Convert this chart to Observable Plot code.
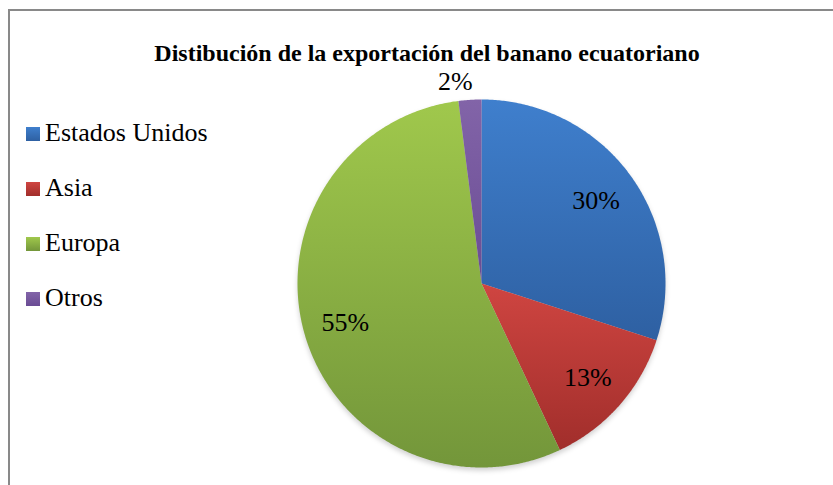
<!DOCTYPE html>
<html>
<head>
<meta charset="utf-8">
<script src="https://cdn.jsdelivr.net/npm/d3@7"></script>
<script src="https://cdn.jsdelivr.net/npm/@observablehq/plot@0.6"></script>
<style>
  html, body { margin: 0; padding: 0; background: #fff; width: 833px; height: 485px; overflow: hidden; }
  #wrap { position: relative; width: 833px; height: 485px; }
  #border { position: absolute; left: 8px; top: 9px; width: 900px; height: 600px; border: 2px solid #898989; box-sizing: border-box; }
  #chart { position: absolute; left: 0; top: 0; }
  #legend { position: absolute; left: 26px; top: 118px; font-family: 'Liberation Serif'; font-size: 26px; color: #000; }
  .item { display: flex; align-items: center; height: 30px; margin-bottom: 25px; }
  .sw { width: 14px; height: 14px; margin-right: 5px; margin-top: 2px; }
  #chart text { font-family: 'Liberation Serif'; }
</style>
</head>
<body>
<div id="wrap">
  <div id="border"></div>
  <div id="chart"></div>
  <div id="legend"></div>
</div>
<script>
const title = "Distibución de la exportación del banano ecuatoriano";
const categories = ["Estados Unidos", "Asia", "Europa", "Otros"];
const shares = [30, 13, 55, 2];
const labels = ["30%", "13%", "55%", "2%"];
const colorsTop = ["#3f7fcd", "#cf4541", "#a0c84c", "#8264a8"];
const colorsBottom = ["#2e60a2", "#a12e2b", "#73963a", "#6a4c94"];

const pie = d3.pie().sort(null).value(d => d)(shares);

// slice polygons in unit-circle data space (angle clockwise from top)
const slices = pie.map((p, i) => {
  const pts = [{x: 0, y: 0}];
  const n = Math.max(4, Math.ceil((p.endAngle - p.startAngle) / (Math.PI / 360)));
  for (let k = 0; k <= n; k++) {
    const a = p.startAngle + (p.endAngle - p.startAngle) * k / n;
    pts.push({x: Math.sin(a), y: Math.cos(a)});
  }
  return pts;
});

const labelData = pie.map((p, i) => {
  const mid = (p.startAngle + p.endAngle) / 2;
  const outside = shares[i] < 5;
  const r = outside ? 1.1 : 0.77;
  return {
    x: Math.sin(mid) * r,
    y: Math.cos(mid) * r,
    text: labels[i],
    anchor: outside ? (Math.sin(mid) < 0 ? "end" : "start") : "middle",
    dx: outside ? 4 : 0
  };
});

const allPts = slices.flat().filter(d => !(d.x === 0 && d.y === 0));
const serif = "'Liberation Serif'";

const marks = [
  Plot.line(allPts, {x: "x", y: "y", fill: "#000", fillOpacity: 0.18, stroke: "none", curve: "linear-closed", dy: 3, className: "shadow"}),
  ...slices.map((pts, i) => Plot.line(pts, {x: "x", y: "y", fill: `url(#grad${i})`, stroke: "none", curve: "linear-closed"})),
  ...labelData.map(d => Plot.text([d], {x: "x", y: "y", text: "text", textAnchor: d.anchor, dx: d.dx, fontSize: 26, fontFamily: serif, fill: "#000"})),
  Plot.text([title], {frameAnchor: "top", dx: 10, dy: 43, text: d => d, fontSize: 24, fontWeight: "bold", fontFamily: serif, fill: "#000"})
];

const svg = Plot.plot({
  width: 833,
  height: 485,
  margin: 0,
  x: {domain: [-1, 1], range: [297, 665], axis: null},
  y: {domain: [-1, 1], range: [467, 99], axis: null},
  style: {background: "transparent", overflow: "visible", fontFamily: serif},
  marks
});

const ns = "http://www.w3.org/2000/svg";
const defs = document.createElementNS(ns, "defs");
colorsTop.forEach((c, i) => {
  const g = document.createElementNS(ns, "linearGradient");
  g.setAttribute("id", `grad${i}`);
  g.setAttribute("x1", "0"); g.setAttribute("y1", "0");
  g.setAttribute("x2", "0"); g.setAttribute("y2", "1");
  [[0, c], [1, colorsBottom[i]]].forEach(([o, col]) => {
    const s = document.createElementNS(ns, "stop");
    s.setAttribute("offset", o);
    s.setAttribute("stop-color", col);
    g.appendChild(s);
  });
  defs.appendChild(g);
});
const filt = document.createElementNS(ns, "filter");
filt.setAttribute("id", "blur");
filt.innerHTML = '<feGaussianBlur stdDeviation="2.5"/>';
defs.appendChild(filt);
svg.insertBefore(defs, svg.firstChild);
svg.querySelectorAll(".shadow path, path.shadow, g.shadow path").forEach(p => p.setAttribute("filter", "url(#blur)"));
document.getElementById("chart").appendChild(svg);

const legend = document.getElementById("legend");
categories.forEach((c, i) => {
  const item = document.createElement("div");
  item.className = "item";
  const sw = document.createElement("div");
  sw.className = "sw";
  sw.style.background = `linear-gradient(${colorsTop[i]}, ${colorsBottom[i]})`;
  const t = document.createElement("span");
  t.textContent = c;
  item.appendChild(sw);
  item.appendChild(t);
  legend.appendChild(item);
});
</script>
</body>
</html>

Task:
Exactly as written, return every line of the listing, but not the pictures.

Task response:
Convert this chart to Observable Plot code.
<!DOCTYPE html>
<html>
<head>
<meta charset="utf-8">
<script src="https://cdn.jsdelivr.net/npm/d3@7"></script>
<script src="https://cdn.jsdelivr.net/npm/@observablehq/plot@0.6"></script>
<style>
  html, body { margin: 0; padding: 0; background: #fff; width: 833px; height: 485px; overflow: hidden; }
  #wrap { position: relative; width: 833px; height: 485px; }
  #border { position: absolute; left: 8px; top: 9px; width: 900px; height: 600px; border: 2px solid #898989; box-sizing: border-box; }
  #chart { position: absolute; left: 0; top: 0; }
  #legend { position: absolute; left: 26px; top: 118px; font-family: 'Liberation Serif'; font-size: 26px; color: #000; }
  .item { display: flex; align-items: center; height: 30px; margin-bottom: 25px; }
  .sw { width: 14px; height: 14px; margin-right: 5px; margin-top: 2px; }
  #chart text { font-family: 'Liberation Serif'; }
</style>
</head>
<body>
<div id="wrap">
  <div id="border"></div>
  <div id="chart"></div>
  <div id="legend"></div>
</div>
<script>
const title = "Distibución de la exportación del banano ecuatoriano";
const categories = ["Estados Unidos", "Asia", "Europa", "Otros"];
const shares = [30, 13, 55, 2];
const labels = ["30%", "13%", "55%", "2%"];
const colorsTop = ["#3f7fcd", "#cf4541", "#a0c84c", "#8264a8"];
const colorsBottom = ["#2e60a2", "#a12e2b", "#73963a", "#6a4c94"];

const pie = d3.pie().sort(null).value(d => d)(shares);

// slice polygons in unit-circle data space (angle clockwise from top)
const slices = pie.map((p, i) => {
  const pts = [{x: 0, y: 0}];
  const n = Math.max(4, Math.ceil((p.endAngle - p.startAngle) / (Math.PI / 360)));
  for (let k = 0; k <= n; k++) {
    const a = p.startAngle + (p.endAngle - p.startAngle) * k / n;
    pts.push({x: Math.sin(a), y: Math.cos(a)});
  }
  return pts;
});

const labelData = pie.map((p, i) => {
  const mid = (p.startAngle + p.endAngle) / 2;
  const outside = shares[i] < 5;
  const r = outside ? 1.1 : 0.77;
  return {
    x: Math.sin(mid) * r,
    y: Math.cos(mid) * r,
    text: labels[i],
    anchor: outside ? (Math.sin(mid) < 0 ? "end" : "start") : "middle",
    dx: outside ? 4 : 0
  };
});

const allPts = slices.flat().filter(d => !(d.x === 0 && d.y === 0));
const serif = "'Liberation Serif'";

const marks = [
  Plot.line(allPts, {x: "x", y: "y", fill: "#000", fillOpacity: 0.18, stroke: "none", curve: "linear-closed", dy: 3, className: "shadow"}),
  ...slices.map((pts, i) => Plot.line(pts, {x: "x", y: "y", fill: `url(#grad${i})`, stroke: "none", curve: "linear-closed"})),
  ...labelData.map(d => Plot.text([d], {x: "x", y: "y", text: "text", textAnchor: d.anchor, dx: d.dx, fontSize: 26, fontFamily: serif, fill: "#000"})),
  Plot.text([title], {frameAnchor: "top", dx: 10, dy: 43, text: d => d, fontSize: 24, fontWeight: "bold", fontFamily: serif, fill: "#000"})
];

const svg = Plot.plot({
  width: 833,
  height: 485,
  margin: 0,
  x: {domain: [-1, 1], range: [297, 665], axis: null},
  y: {domain: [-1, 1], range: [467, 99], axis: null},
  style: {background: "transparent", overflow: "visible", fontFamily: serif},
  marks
});

const ns = "http://www.w3.org/2000/svg";
const defs = document.createElementNS(ns, "defs");
colorsTop.forEach((c, i) => {
  const g = document.createElementNS(ns, "linearGradient");
  g.setAttribute("id", `grad${i}`);
  g.setAttribute("x1", "0"); g.setAttribute("y1", "0");
  g.setAttribute("x2", "0"); g.setAttribute("y2", "1");
  [[0, c], [1, colorsBottom[i]]].forEach(([o, col]) => {
    const s = document.createElementNS(ns, "stop");
    s.setAttribute("offset", o);
    s.setAttribute("stop-color", col);
    g.appendChild(s);
  });
  defs.appendChild(g);
});
const filt = document.createElementNS(ns, "filter");
filt.setAttribute("id", "blur");
filt.innerHTML = '<feGaussianBlur stdDeviation="2.5"/>';
defs.appendChild(filt);
svg.insertBefore(defs, svg.firstChild);
svg.querySelectorAll(".shadow path, path.shadow, g.shadow path").forEach(p => p.setAttribute("filter", "url(#blur)"));
document.getElementById("chart").appendChild(svg);

const legend = document.getElementById("legend");
categories.forEach((c, i) => {
  const item = document.createElement("div");
  item.className = "item";
  const sw = document.createElement("div");
  sw.className = "sw";
  sw.style.background = `linear-gradient(${colorsTop[i]}, ${colorsBottom[i]})`;
  const t = document.createElement("span");
  t.textContent = c;
  item.appendChild(sw);
  item.appendChild(t);
  legend.appendChild(item);
});
</script>
</body>
</html>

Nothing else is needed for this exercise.